▶ DIRECTIONS: Reproduce the listing below without changes, except that pictures are left out.

▶ DATA PROVIDED:
** Begin **

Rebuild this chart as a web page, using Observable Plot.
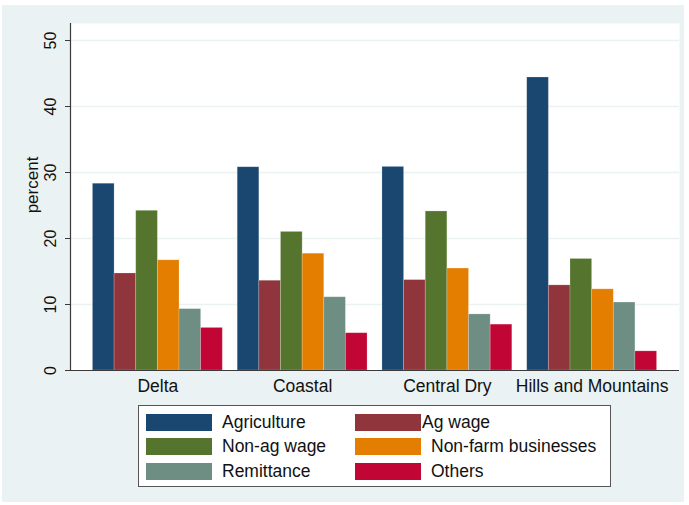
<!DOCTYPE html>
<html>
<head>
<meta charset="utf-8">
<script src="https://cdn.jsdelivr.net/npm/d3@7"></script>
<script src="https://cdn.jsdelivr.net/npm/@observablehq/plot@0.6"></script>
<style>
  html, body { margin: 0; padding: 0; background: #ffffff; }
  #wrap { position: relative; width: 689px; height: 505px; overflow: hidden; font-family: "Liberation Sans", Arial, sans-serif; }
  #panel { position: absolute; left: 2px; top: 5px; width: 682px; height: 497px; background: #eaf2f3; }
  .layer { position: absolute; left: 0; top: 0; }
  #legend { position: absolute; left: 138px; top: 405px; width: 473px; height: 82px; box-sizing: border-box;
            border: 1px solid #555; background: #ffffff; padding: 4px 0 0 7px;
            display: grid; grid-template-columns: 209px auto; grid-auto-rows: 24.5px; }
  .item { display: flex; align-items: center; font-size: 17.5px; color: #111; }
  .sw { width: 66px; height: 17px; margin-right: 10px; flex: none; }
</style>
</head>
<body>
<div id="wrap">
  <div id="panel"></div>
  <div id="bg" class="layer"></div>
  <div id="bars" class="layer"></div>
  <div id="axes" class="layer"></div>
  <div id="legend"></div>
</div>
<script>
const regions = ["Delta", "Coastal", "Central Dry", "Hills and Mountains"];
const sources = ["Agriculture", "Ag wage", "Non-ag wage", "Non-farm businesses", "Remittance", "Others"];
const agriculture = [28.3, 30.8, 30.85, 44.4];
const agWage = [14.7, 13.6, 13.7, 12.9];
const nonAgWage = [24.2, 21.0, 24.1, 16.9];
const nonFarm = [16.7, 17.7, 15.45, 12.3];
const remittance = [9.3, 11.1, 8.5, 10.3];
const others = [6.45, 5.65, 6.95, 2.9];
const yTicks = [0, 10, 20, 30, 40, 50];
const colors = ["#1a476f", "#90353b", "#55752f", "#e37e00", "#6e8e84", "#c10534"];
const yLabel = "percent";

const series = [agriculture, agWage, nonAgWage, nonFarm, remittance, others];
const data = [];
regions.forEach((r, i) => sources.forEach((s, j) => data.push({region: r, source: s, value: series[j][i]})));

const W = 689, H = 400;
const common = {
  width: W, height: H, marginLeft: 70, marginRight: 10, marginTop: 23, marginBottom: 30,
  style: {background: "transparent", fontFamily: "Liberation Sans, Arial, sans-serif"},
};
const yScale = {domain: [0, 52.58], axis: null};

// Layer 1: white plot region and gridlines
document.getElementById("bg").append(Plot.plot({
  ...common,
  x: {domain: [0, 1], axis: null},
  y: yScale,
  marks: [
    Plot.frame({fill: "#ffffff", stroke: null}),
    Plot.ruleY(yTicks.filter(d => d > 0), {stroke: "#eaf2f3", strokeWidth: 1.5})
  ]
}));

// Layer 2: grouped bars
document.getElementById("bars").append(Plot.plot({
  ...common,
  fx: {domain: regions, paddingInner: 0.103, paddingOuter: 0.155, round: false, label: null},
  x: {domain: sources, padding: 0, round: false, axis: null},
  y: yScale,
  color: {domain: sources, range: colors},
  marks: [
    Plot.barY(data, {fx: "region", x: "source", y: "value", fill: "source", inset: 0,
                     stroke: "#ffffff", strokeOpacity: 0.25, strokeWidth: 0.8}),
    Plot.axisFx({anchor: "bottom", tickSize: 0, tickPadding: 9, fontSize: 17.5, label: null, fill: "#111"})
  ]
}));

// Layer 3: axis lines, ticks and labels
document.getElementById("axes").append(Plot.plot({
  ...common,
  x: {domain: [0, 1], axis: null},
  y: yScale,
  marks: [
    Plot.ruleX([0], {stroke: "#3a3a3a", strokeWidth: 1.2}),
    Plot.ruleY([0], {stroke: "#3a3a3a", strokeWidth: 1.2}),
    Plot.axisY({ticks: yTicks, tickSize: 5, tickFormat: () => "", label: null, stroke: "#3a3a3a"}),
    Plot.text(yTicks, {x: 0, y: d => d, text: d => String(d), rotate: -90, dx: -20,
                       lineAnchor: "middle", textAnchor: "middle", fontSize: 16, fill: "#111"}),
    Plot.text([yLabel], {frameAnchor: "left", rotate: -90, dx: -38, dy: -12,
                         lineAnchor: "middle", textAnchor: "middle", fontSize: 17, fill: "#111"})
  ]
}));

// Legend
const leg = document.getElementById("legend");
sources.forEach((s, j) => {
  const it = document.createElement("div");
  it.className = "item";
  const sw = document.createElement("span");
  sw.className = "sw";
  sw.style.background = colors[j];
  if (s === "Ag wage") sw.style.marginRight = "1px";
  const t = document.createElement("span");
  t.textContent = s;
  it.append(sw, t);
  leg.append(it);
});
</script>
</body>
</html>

** End **

▶ EXPECTED OUTPUT:
Rebuild this chart as a web page, using Observable Plot.
<!DOCTYPE html>
<html>
<head>
<meta charset="utf-8">
<script src="https://cdn.jsdelivr.net/npm/d3@7"></script>
<script src="https://cdn.jsdelivr.net/npm/@observablehq/plot@0.6"></script>
<style>
  html, body { margin: 0; padding: 0; background: #ffffff; }
  #wrap { position: relative; width: 689px; height: 505px; overflow: hidden; font-family: "Liberation Sans", Arial, sans-serif; }
  #panel { position: absolute; left: 2px; top: 5px; width: 682px; height: 497px; background: #eaf2f3; }
  .layer { position: absolute; left: 0; top: 0; }
  #legend { position: absolute; left: 138px; top: 405px; width: 473px; height: 82px; box-sizing: border-box;
            border: 1px solid #555; background: #ffffff; padding: 4px 0 0 7px;
            display: grid; grid-template-columns: 209px auto; grid-auto-rows: 24.5px; }
  .item { display: flex; align-items: center; font-size: 17.5px; color: #111; }
  .sw { width: 66px; height: 17px; margin-right: 10px; flex: none; }
</style>
</head>
<body>
<div id="wrap">
  <div id="panel"></div>
  <div id="bg" class="layer"></div>
  <div id="bars" class="layer"></div>
  <div id="axes" class="layer"></div>
  <div id="legend"></div>
</div>
<script>
const regions = ["Delta", "Coastal", "Central Dry", "Hills and Mountains"];
const sources = ["Agriculture", "Ag wage", "Non-ag wage", "Non-farm businesses", "Remittance", "Others"];
const agriculture = [28.3, 30.8, 30.85, 44.4];
const agWage = [14.7, 13.6, 13.7, 12.9];
const nonAgWage = [24.2, 21.0, 24.1, 16.9];
const nonFarm = [16.7, 17.7, 15.45, 12.3];
const remittance = [9.3, 11.1, 8.5, 10.3];
const others = [6.45, 5.65, 6.95, 2.9];
const yTicks = [0, 10, 20, 30, 40, 50];
const colors = ["#1a476f", "#90353b", "#55752f", "#e37e00", "#6e8e84", "#c10534"];
const yLabel = "percent";

const series = [agriculture, agWage, nonAgWage, nonFarm, remittance, others];
const data = [];
regions.forEach((r, i) => sources.forEach((s, j) => data.push({region: r, source: s, value: series[j][i]})));

const W = 689, H = 400;
const common = {
  width: W, height: H, marginLeft: 70, marginRight: 10, marginTop: 23, marginBottom: 30,
  style: {background: "transparent", fontFamily: "Liberation Sans, Arial, sans-serif"},
};
const yScale = {domain: [0, 52.58], axis: null};

// Layer 1: white plot region and gridlines
document.getElementById("bg").append(Plot.plot({
  ...common,
  x: {domain: [0, 1], axis: null},
  y: yScale,
  marks: [
    Plot.frame({fill: "#ffffff", stroke: null}),
    Plot.ruleY(yTicks.filter(d => d > 0), {stroke: "#eaf2f3", strokeWidth: 1.5})
  ]
}));

// Layer 2: grouped bars
document.getElementById("bars").append(Plot.plot({
  ...common,
  fx: {domain: regions, paddingInner: 0.103, paddingOuter: 0.155, round: false, label: null},
  x: {domain: sources, padding: 0, round: false, axis: null},
  y: yScale,
  color: {domain: sources, range: colors},
  marks: [
    Plot.barY(data, {fx: "region", x: "source", y: "value", fill: "source", inset: 0,
                     stroke: "#ffffff", strokeOpacity: 0.25, strokeWidth: 0.8}),
    Plot.axisFx({anchor: "bottom", tickSize: 0, tickPadding: 9, fontSize: 17.5, label: null, fill: "#111"})
  ]
}));

// Layer 3: axis lines, ticks and labels
document.getElementById("axes").append(Plot.plot({
  ...common,
  x: {domain: [0, 1], axis: null},
  y: yScale,
  marks: [
    Plot.ruleX([0], {stroke: "#3a3a3a", strokeWidth: 1.2}),
    Plot.ruleY([0], {stroke: "#3a3a3a", strokeWidth: 1.2}),
    Plot.axisY({ticks: yTicks, tickSize: 5, tickFormat: () => "", label: null, stroke: "#3a3a3a"}),
    Plot.text(yTicks, {x: 0, y: d => d, text: d => String(d), rotate: -90, dx: -20,
                       lineAnchor: "middle", textAnchor: "middle", fontSize: 16, fill: "#111"}),
    Plot.text([yLabel], {frameAnchor: "left", rotate: -90, dx: -38, dy: -12,
                         lineAnchor: "middle", textAnchor: "middle", fontSize: 17, fill: "#111"})
  ]
}));

// Legend
const leg = document.getElementById("legend");
sources.forEach((s, j) => {
  const it = document.createElement("div");
  it.className = "item";
  const sw = document.createElement("span");
  sw.className = "sw";
  sw.style.background = colors[j];
  if (s === "Ag wage") sw.style.marginRight = "1px";
  const t = document.createElement("span");
  t.textContent = s;
  it.append(sw, t);
  leg.append(it);
});
</script>
</body>
</html>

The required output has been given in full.